# Dataset content start

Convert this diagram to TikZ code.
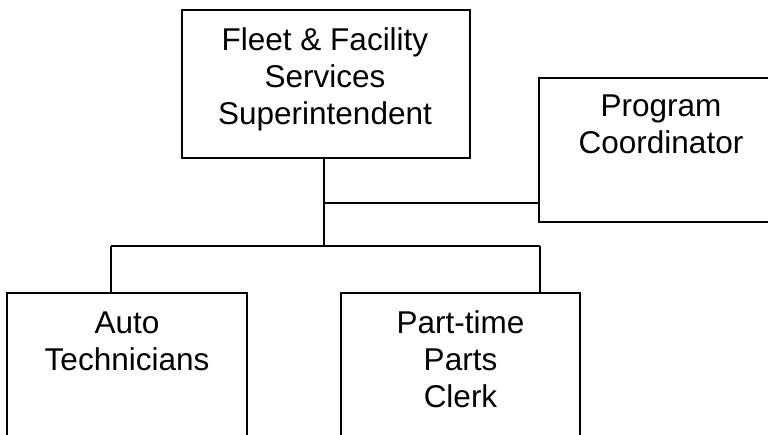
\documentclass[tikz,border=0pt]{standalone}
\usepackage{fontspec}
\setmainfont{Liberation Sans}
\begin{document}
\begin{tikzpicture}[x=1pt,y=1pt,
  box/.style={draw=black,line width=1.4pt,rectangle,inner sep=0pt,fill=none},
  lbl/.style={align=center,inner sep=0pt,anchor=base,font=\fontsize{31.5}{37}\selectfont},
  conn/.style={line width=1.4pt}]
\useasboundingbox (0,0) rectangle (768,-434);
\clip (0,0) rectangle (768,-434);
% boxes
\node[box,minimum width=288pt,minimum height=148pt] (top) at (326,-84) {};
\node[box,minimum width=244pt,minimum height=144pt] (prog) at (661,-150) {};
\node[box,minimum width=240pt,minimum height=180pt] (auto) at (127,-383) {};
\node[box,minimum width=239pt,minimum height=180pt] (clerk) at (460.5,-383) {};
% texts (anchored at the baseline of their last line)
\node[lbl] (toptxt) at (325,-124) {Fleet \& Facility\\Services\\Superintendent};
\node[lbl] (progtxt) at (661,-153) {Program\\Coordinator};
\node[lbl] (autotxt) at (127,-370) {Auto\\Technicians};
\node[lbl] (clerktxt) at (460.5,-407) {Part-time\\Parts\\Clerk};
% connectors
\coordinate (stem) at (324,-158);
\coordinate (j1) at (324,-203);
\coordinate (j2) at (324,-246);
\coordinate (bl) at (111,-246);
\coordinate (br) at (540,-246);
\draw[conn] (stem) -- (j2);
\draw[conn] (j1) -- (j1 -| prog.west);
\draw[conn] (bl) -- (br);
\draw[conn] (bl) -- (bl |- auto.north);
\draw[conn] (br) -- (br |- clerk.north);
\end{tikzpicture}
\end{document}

# Dataset content end

What is required →
All of the data needs repeating exactly, but the pictures do not.

Solution to the exercise →
Convert this diagram to TikZ code.
\documentclass[tikz,border=0pt]{standalone}
\usepackage{fontspec}
\setmainfont{Liberation Sans}
\begin{document}
\begin{tikzpicture}[x=1pt,y=1pt,
  box/.style={draw=black,line width=1.4pt,rectangle,inner sep=0pt,fill=none},
  lbl/.style={align=center,inner sep=0pt,anchor=base,font=\fontsize{31.5}{37}\selectfont},
  conn/.style={line width=1.4pt}]
\useasboundingbox (0,0) rectangle (768,-434);
\clip (0,0) rectangle (768,-434);
% boxes
\node[box,minimum width=288pt,minimum height=148pt] (top) at (326,-84) {};
\node[box,minimum width=244pt,minimum height=144pt] (prog) at (661,-150) {};
\node[box,minimum width=240pt,minimum height=180pt] (auto) at (127,-383) {};
\node[box,minimum width=239pt,minimum height=180pt] (clerk) at (460.5,-383) {};
% texts (anchored at the baseline of their last line)
\node[lbl] (toptxt) at (325,-124) {Fleet \& Facility\\Services\\Superintendent};
\node[lbl] (progtxt) at (661,-153) {Program\\Coordinator};
\node[lbl] (autotxt) at (127,-370) {Auto\\Technicians};
\node[lbl] (clerktxt) at (460.5,-407) {Part-time\\Parts\\Clerk};
% connectors
\coordinate (stem) at (324,-158);
\coordinate (j1) at (324,-203);
\coordinate (j2) at (324,-246);
\coordinate (bl) at (111,-246);
\coordinate (br) at (540,-246);
\draw[conn] (stem) -- (j2);
\draw[conn] (j1) -- (j1 -| prog.west);
\draw[conn] (bl) -- (br);
\draw[conn] (bl) -- (bl |- auto.north);
\draw[conn] (br) -- (br |- clerk.north);
\end{tikzpicture}
\end{document}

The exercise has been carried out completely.